The automotive marketplace is on the move! It is the usual practice that rather than make 'major changes,' automakers make 'useful improvements' to their vehicle gearbox offerings.
For example, direct fuel injection, electric water pumps, internet and electronic interface systems, and cutting edge transmissions to name just a few. And once something is offered by one vehicle manufacturer the very competitive nature of the business demands that the others quickly follow to maintain sales.
Most all vehicle manufactures are offering or will very soon offer automatic transmissions that can be shifted manually with buttons or paddles on the steering wheel. Not only are such transmissions responsive and enjoyable to use but they offer excellent fuel mileage that equals or betters even the current six-speed manual transmissions. Oh, some manufacturers are still providing some 5-speed manuals, however, the six-speed gearbox will soon be leaving the 5-speed in the dust.
So which transmission choice is better for you? In the past, enthusiasts and performance junkies almost always preferred the manual gearbox with a clutch pedal because of its driving involvement and fuel mileage. However, the manumatic automatics provide many of the manual's benefits but the convenience and ease of use in urban traffic.

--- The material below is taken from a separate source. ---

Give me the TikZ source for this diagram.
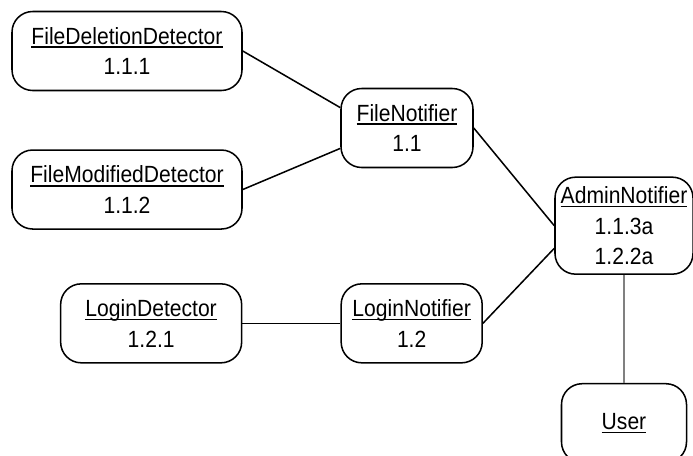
\documentclass[tikz,border=0pt]{standalone}
\usepackage{fontspec}
\setmainfont[FakeStretch=0.9]{Liberation Sans}
\usepackage{xcolor}
\usetikzlibrary{positioning}
\newcommand{\objname}[1]{\setbox0\hbox{#1}\rlap{\rule[-3.2pt]{\wd0}{1.3pt}}\box0}

\begin{document}
\begin{tikzpicture}[line width=1.3pt, node distance=1.74cm, every node/.style={draw, rounded corners=0.62cm, align=center, font=\fontsize{20}{26}\selectfont, minimum height=2.37cm, inner sep=0pt}]
\clip (0,0) rectangle (20.79,-13.65);
\node (fdd) [minimum width=6.9cm] at (3.81,-1.53) {\objname{FileDeletionDetector}\\1.1.1};
\node (fmd) [minimum width=6.9cm, below=of fdd] {\objname{FileModifiedDetector}\\1.1.2};
\node (fn) [minimum width=3.96cm] at (12.21,-3.84) {\objname{FileNotifier}\\1.1};
\node (an) [minimum width=4.14cm, minimum height=2.91cm] at (18.72,-6.77) {\objname{AdminNotifier}\\1.1.3a\\1.2.2a};
\node (ln) [minimum width=4.23cm] at (12.35,-9.7) {\objname{LoginNotifier}\\1.2};
\node (ld) [minimum width=5.43cm, left=2.94cm of ln] {\objname{LoginDetector}\\1.2.1};
\node (user) [minimum width=3.75cm, below=3.24cm of an] {\objname{User}};
\draw (fdd.east) -- (fn.163);
\draw (fmd.east) -- (fn.197);
\draw (fn.east) -- (an.west);
\draw (ln.east) -- (an.198);
\draw (ld) -- (ln);
\draw[gray] (an) -- (user);
\end{tikzpicture}
\end{document}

How do the two transmission stack up at the test track? Cars equipped with manumatic automatic transmissions and five and six-speed manuals were compared at a short and tight autocross track that included many curves. The comparison focused on shift times, ease of operation and how well the transmissions met drivers' expectations.
The cars tested included a pair of 2009 Mitsubishi Lancer Evolutions equipped with a 5-speed manual gearbox and a 6-speed sequential twin-clutch (but no clutch pedal) that could be left in automatic mode or manually shifted with paddles on the steering wheel or with a console-mounted shift lever. Additionally, a pair of 2009 Porsche Cayman S cars with a six-speed manual and a PDK dual-clutch (no clutch pedal) system. Last, but not least, a pair of 2010 Lamborghini Gallardo Balbornis equipped with a six-speed manual as well as a six-speed dual clutch (no clutch pedal) system.

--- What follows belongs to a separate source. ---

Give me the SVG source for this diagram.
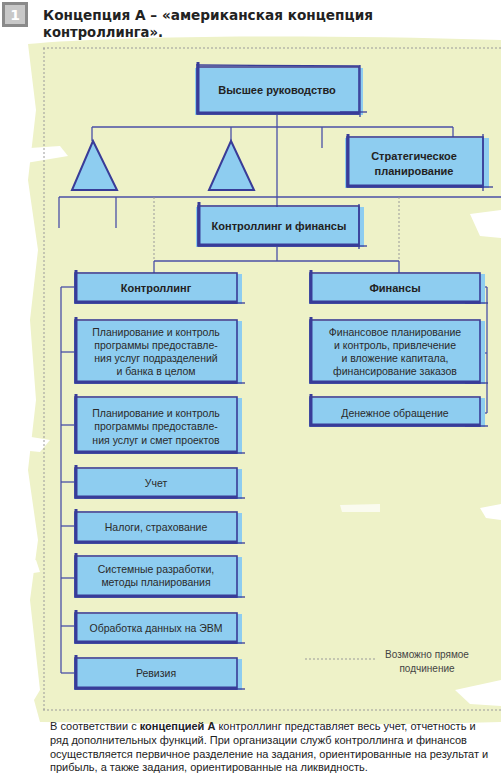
<svg xmlns="http://www.w3.org/2000/svg" width="501" height="777" viewBox="0 0 501 777">
<defs>
<style>
.bg{fill:#eef2c8}
.wh{fill:#ffffff}
.bf{fill:#8ecdf0}
.bs{fill:none;stroke:#393c98;stroke-width:1.6}
.bt{fill:none;stroke:#393c98;stroke-width:3}
.bx{fill:none;stroke:#393c98;stroke-width:1.3}
.cn{fill:none;stroke:#4a4fa6;stroke-width:1.3}
.ds{fill:none;stroke:#9a9a9a;stroke-width:1;stroke-dasharray:2 2}
.tri{fill:#8ecdf0;stroke:#393c98;stroke-width:2;stroke-linejoin:miter}
.t{font-family:"Liberation Sans",Arial,sans-serif;font-size:10.5px;fill:#2a2a2a;text-anchor:middle}
.tb{font-family:"Liberation Sans",Arial,sans-serif;font-size:11px;font-weight:bold;fill:#222;text-anchor:middle}
.ti{font-family:"DejaVu Sans","Liberation Sans",sans-serif;font-size:14px;font-weight:bold;fill:#222}
.p{font-family:"Liberation Sans",Arial,sans-serif;font-size:11px;fill:#222}
.lg{font-family:"Liberation Sans",Arial,sans-serif;font-size:10px;fill:#444;text-anchor:middle}
</style>
</defs>
<rect width="501" height="777" fill="#ffffff"/>
<!-- background brush -->
<path class="bg" d="M28,44 C120,36 300,34 501,40 L501,722 C380,726 200,724 40,722 L34,700 L40,690 L30,600 L38,540 L28,470 L36,400 L30,320 L38,250 L28,180 L36,110 Z"/>
<path class="wh" d="M0,150 L60,146 L68,156 L20,164 L0,162 Z"/>
<path class="wh" d="M0,432 L50,440 L40,452 L0,448 Z"/>
<path class="wh" d="M0,566 L36,560 L40,572 L0,578 Z"/>
<path class="wh" d="M470,214 L501,210 L501,238 L480,236 Z"/>
<path class="wh" d="M480,508 L501,504 L501,520 L486,518 Z"/>
<path class="wh" d="M455,690 L501,680 L501,706 L470,704 Z"/>
<path class="wh" d="M340,505 L380,504 L380,512 L342,512 Z" opacity="0.7"/>
<!-- title -->
<g id="title">
<rect x="3.5" y="3.5" width="23" height="22" fill="#c8c8c8" stroke="#8a8a8a" stroke-width="3"/>
<text x="15" y="20" style="font-family:'DejaVu Sans',sans-serif;font-size:14px;font-weight:bold;fill:#ffffff;text-anchor:middle">1</text>
<text class="ti" x="43" y="20" textLength="330" lengthAdjust="spacingAndGlyphs">Концепция А – «американская концепция</text>
<text class="ti" x="43" y="37" textLength="120" lengthAdjust="spacingAndGlyphs">контроллинга».</text>
</g>
<!-- frame -->
<line class="ds" x1="43" y1="48" x2="501" y2="48"/>
<line class="ds" x1="44" y1="48" x2="44" y2="710"/>
<line class="ds" x1="43" y1="710" x2="501" y2="710"/>
<!-- connectors -->
<g id="connectors">
<line class="cn" x1="277" y1="114" x2="277" y2="261"/>
<line class="cn" x1="92" y1="127" x2="453" y2="127"/>
<line class="cn" x1="92" y1="127" x2="92" y2="141"/>
<line class="cn" x1="231" y1="127" x2="231" y2="141"/>
<line class="cn" x1="322" y1="127" x2="322" y2="148"/>
<line class="cn" x1="453" y1="127" x2="453" y2="137"/>
<line class="cn" x1="59" y1="197" x2="501" y2="197"/>
<line class="cn" x1="59" y1="197" x2="59" y2="228"/>
<line class="cn" x1="116" y1="197" x2="116" y2="228"/>
<line class="ds" x1="154" y1="197" x2="154" y2="261"/>
<line class="ds" x1="399" y1="197" x2="399" y2="261"/>
<line class="cn" x1="154" y1="261" x2="399" y2="261"/>
<line class="cn" x1="154" y1="261" x2="154" y2="273"/>
<line class="cn" x1="399" y1="261" x2="399" y2="273"/>
<line class="cn" x1="61" y1="287" x2="61" y2="673"/>
<line class="cn" x1="61" y1="287" x2="75" y2="287"/>
<line class="cn" x1="61" y1="352" x2="75" y2="352"/>
<line class="cn" x1="61" y1="425" x2="75" y2="425"/>
<line class="cn" x1="61" y1="482" x2="75" y2="482"/>
<line class="cn" x1="61" y1="526" x2="75" y2="526"/>
<line class="cn" x1="61" y1="578" x2="75" y2="578"/>
<line class="cn" x1="61" y1="626" x2="75" y2="626"/>
<line class="cn" x1="61" y1="673" x2="75" y2="673"/>
<line class="cn" x1="487" y1="287" x2="487" y2="413"/>
<line class="cn" x1="480" y1="287" x2="487" y2="287"/>
<line class="cn" x1="480" y1="353" x2="487" y2="353"/>
<line class="cn" x1="480" y1="413" x2="487" y2="413"/>
</g>
<!-- triangles -->
<g id="tri1"><polygon class="tri" points="93,141 72,190 117,190"/></g>
<g id="tri2"><polygon class="tri" points="231,141 209,190 254,190"/></g>
<!-- nodes -->
<g id="top">
<rect class="bf" x="195" y="68" width="168" height="47"/>
<rect class="bs" x="197" y="67" width="162" height="47"/>
<line class="bt" x1="198" y1="62" x2="198" y2="114"/>
<line class="bt" x1="197" y1="113" x2="359" y2="113"/>
<line class="bx" x1="340" y1="112" x2="367" y2="112"/>
<line class="bx" x1="196" y1="65" x2="360" y2="66"/>
<line class="bx" x1="360" y1="65" x2="360" y2="117"/>
<text class="tb" x="277" y="94">Высшее руководство</text>
</g>
<g id="strat">
<rect class="bf" x="345" y="138" width="144" height="50"/>
<rect class="bs" x="347" y="137" width="136" height="50"/>
<line class="bt" x1="348" y1="134" x2="348" y2="187"/>
<line class="bt" x1="347" y1="186" x2="483" y2="186"/>
<line class="bx" x1="470" y1="187" x2="493" y2="187"/>
<line class="bx" x1="483" y1="134" x2="483" y2="191"/>
<text class="tb" x="414" y="160">Стратегическое</text>
<text class="tb" x="414" y="175">планирование</text>
</g>
<g id="cf">
<rect class="bf" x="196" y="207" width="168" height="40"/>
<rect class="bs" x="198" y="206" width="161" height="40"/>
<line class="bt" x1="199" y1="202" x2="199" y2="246"/>
<line class="bt" x1="198" y1="245" x2="359" y2="245"/>
<line class="bx" x1="340" y1="246" x2="367" y2="246"/>
<line class="bx" x1="359" y1="204" x2="359" y2="249"/>
<text class="tb" x="279" y="230">Контроллинг и финансы</text>
</g>
<g id="kontrolling">
<rect class="bf" x="74" y="274" width="168" height="30"/>
<rect class="bs" x="75" y="273" width="162" height="30"/>
<line class="bt" x1="76" y1="270" x2="76" y2="303"/>
<line class="bt" x1="75" y1="302" x2="237" y2="302"/>
<line class="bx" x1="220" y1="303" x2="245" y2="303"/>
<text class="tb" x="156" y="292">Контроллинг</text>
</g>
<g id="k1">
<rect class="bf" x="74" y="321" width="168" height="63"/>
<rect class="bs" x="75" y="320" width="162" height="63"/>
<line class="bt" x1="76" y1="317" x2="76" y2="383"/>
<line class="bt" x1="75" y1="382" x2="237" y2="382"/>
<line class="bx" x1="220" y1="383" x2="245" y2="383"/>
<text class="t" x="156" y="336">Планирование и контроль</text>
<text class="t" x="156" y="349">программы предоставле-</text>
<text class="t" x="156" y="362">ния услуг подразделений</text>
<text class="t" x="156" y="375">и банка в целом</text>
</g>
<g id="k2">
<rect class="bf" x="74" y="398" width="168" height="56"/>
<rect class="bs" x="75" y="397" width="162" height="56"/>
<line class="bt" x1="76" y1="394" x2="76" y2="453"/>
<line class="bt" x1="75" y1="452" x2="237" y2="452"/>
<line class="bx" x1="220" y1="453" x2="245" y2="453"/>
<text class="t" x="156" y="417">Планирование и контроль</text>
<text class="t" x="156" y="430">программы предоставле-</text>
<text class="t" x="156" y="444">ния услуг и смет проектов</text>
</g>
<g id="k3">
<rect class="bf" x="74" y="469" width="168" height="30"/>
<rect class="bs" x="75" y="468" width="162" height="30"/>
<line class="bt" x1="76" y1="465" x2="76" y2="498"/>
<line class="bt" x1="75" y1="497" x2="237" y2="497"/>
<line class="bx" x1="220" y1="498" x2="245" y2="498"/>
<text class="t" x="156" y="487">Учет</text>
</g>
<g id="k4">
<rect class="bf" x="74" y="513" width="168" height="31"/>
<rect class="bs" x="75" y="512" width="162" height="31"/>
<line class="bt" x1="76" y1="509" x2="76" y2="543"/>
<line class="bt" x1="75" y1="542" x2="237" y2="542"/>
<line class="bx" x1="220" y1="543" x2="245" y2="543"/>
<text class="t" x="156" y="531">Налоги, страхование</text>
</g>
<g id="k5">
<rect class="bf" x="74" y="557" width="168" height="41"/>
<rect class="bs" x="75" y="556" width="162" height="41"/>
<line class="bt" x1="76" y1="553" x2="76" y2="597"/>
<line class="bt" x1="75" y1="596" x2="237" y2="596"/>
<line class="bx" x1="220" y1="597" x2="245" y2="597"/>
<text class="t" x="156" y="573">Системные разработки,</text>
<text class="t" x="156" y="586">методы планирования</text>
</g>
<g id="k6">
<rect class="bf" x="74" y="614" width="168" height="30"/>
<rect class="bs" x="75" y="613" width="162" height="30"/>
<line class="bt" x1="76" y1="610" x2="76" y2="643"/>
<line class="bt" x1="75" y1="642" x2="237" y2="642"/>
<line class="bx" x1="220" y1="643" x2="245" y2="643"/>
<text class="t" x="156" y="632">Обработка данных на ЭВМ</text>
</g>
<g id="k7">
<rect class="bf" x="74" y="659" width="168" height="31"/>
<rect class="bs" x="75" y="658" width="162" height="31"/>
<line class="bt" x1="76" y1="655" x2="76" y2="689"/>
<line class="bt" x1="75" y1="688" x2="237" y2="688"/>
<line class="bx" x1="220" y1="689" x2="245" y2="689"/>
<text class="t" x="156" y="677">Ревизия</text>
</g>
<g id="finansy">
<rect class="bf" x="309" y="274" width="176" height="30"/>
<rect class="bs" x="310" y="273" width="170" height="30"/>
<line class="bt" x1="311" y1="270" x2="311" y2="303"/>
<line class="bt" x1="310" y1="302" x2="480" y2="302"/>
<line class="bx" x1="465" y1="303" x2="488" y2="303"/>
<text class="tb" x="395" y="292">Финансы</text>
</g>
<g id="f1">
<rect class="bf" x="309" y="321" width="176" height="63"/>
<rect class="bs" x="310" y="320" width="170" height="63"/>
<line class="bt" x1="311" y1="317" x2="311" y2="383"/>
<line class="bt" x1="310" y1="382" x2="480" y2="382"/>
<line class="bx" x1="465" y1="383" x2="488" y2="383"/>
<text class="t" x="395" y="336">Финансовое планирование</text>
<text class="t" x="395" y="349">и контроль, привлечение</text>
<text class="t" x="395" y="362">и вложение капитала,</text>
<text class="t" x="395" y="375">финансирование заказов</text>
</g>
<g id="f2">
<rect class="bf" x="309" y="398" width="176" height="29"/>
<rect class="bs" x="310" y="397" width="170" height="29"/>
<line class="bt" x1="311" y1="394" x2="311" y2="426"/>
<line class="bt" x1="310" y1="425" x2="480" y2="425"/>
<line class="bx" x1="465" y1="426" x2="488" y2="426"/>
<text class="t" x="395" y="417">Денежное обращение</text>
</g>
<!-- legend -->
<g id="legend">
<line class="ds" x1="305" y1="659" x2="375" y2="659"/>
<text class="lg" x="427" y="658">Возможно прямое</text>
<text class="lg" x="427" y="672">подчинение</text>
</g>
<!-- paragraph -->
<g id="caption">
<text class="p" x="50" y="730">В соответствии с <tspan font-weight="bold">концепцией А</tspan> контроллинг представляет весь учет, отчетность и</text>
<text class="p" x="50" y="744">ряд дополнительных функций. При организации служб контроллинга и финансов</text>
<text class="p" x="50" y="758">осуществляется первичное разделение на задания, ориентированные на результат и</text>
<text class="p" x="50" y="771">прибыль, а также задания, ориентированные на ликвидность.</text>
</g>
</svg>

The results indicated that the manumatic automatic transmission Mitsubishi was about one second faster getting around the 50 second race track than its manual transmission brother. The data also showed that the manumatic automatic was quicker during all the hard acceleration points on the track. With this transmission, the driver did not need to focus simultaneously on the steering wheel, the clutch, and the shifter. Additionally, through the turns, the driver was able to keep both hands on the steering wheel as the transmission could be shifted at the steering wheel.
The results were also the same for the Porsche Cayman and the Lamborghini as the manumatic transmissions came out on top. On average a manual gearbox took the driver about .40 second to shift and the manumatic automatic took .25 second or almost one-half the time to shift! This is understandable when you realize that in a dual-clutch semiautomatic transmission, when the transmission is being driven in one gear, the other bank of the gearbox is preparing the next gear. Thus, when the driver hits the steering wheel paddle, the other clutch hydraulically engages and the clutch being used disengages at the same time. On the manual transmission, however, after the clutch pedal is pressed in, the driver needs to push the shift level forward or pull it back and then let out the cutch. Such movement indeed takes time!
Of the manumatic automatic transmissions, it must be mentioned that the Porsche and the Lamborghini shift times and shift quality (some shifts become a bit lazier and sometimes the computer shifted earlier than optimal) varied somewhat as the units heated up. Regarding these 'variations,' such transmissions are quite new and these small glitches should soon disappear. Another aspect of these 'new and future' transmissions is the great number of parts including computers needed in their operation. If one of these transmissions goes out, what will be the cost to have it repaired? The (CVT) continuously variable transmission has a much simpler design and only a few parts compared to the manumatic automatics.
To summarize, the new manumatic automatic transmissions offer the quickest time at the track (this is why all Formula 1 cars are equipped with such transmissions and the manual gearboxes in this sport have long disappeared). Additionally, such transmissions provide no sweat in stop-and-go traffic.
Many younger drivers cannot drive a manual transmission (I started to driveone successfully without being taught. I worked at a machine shop when I was asked to make a delivery in a manual transmission truck and off I went!).
If you are a driver that likes to be involved in driving and interacting with your machine to the greatest extent, the manual transmission may will provide the most driving pleasure. I guess it comes down to what driving experience 'you' want!
As it is difficult for one vehicle to do everything well, I maintain that a driver might want to have an automatic transmission when he will be doing mostly stop-and-go driving and a manual gearbox for open road and interstate driving. It would be similar to having an all-wheel drive crossover for carrying cargo, towing, or winter driving, and a manual transmission car for summer driving. It would be the best of both transmissions to be enjoyed to the fullest extent.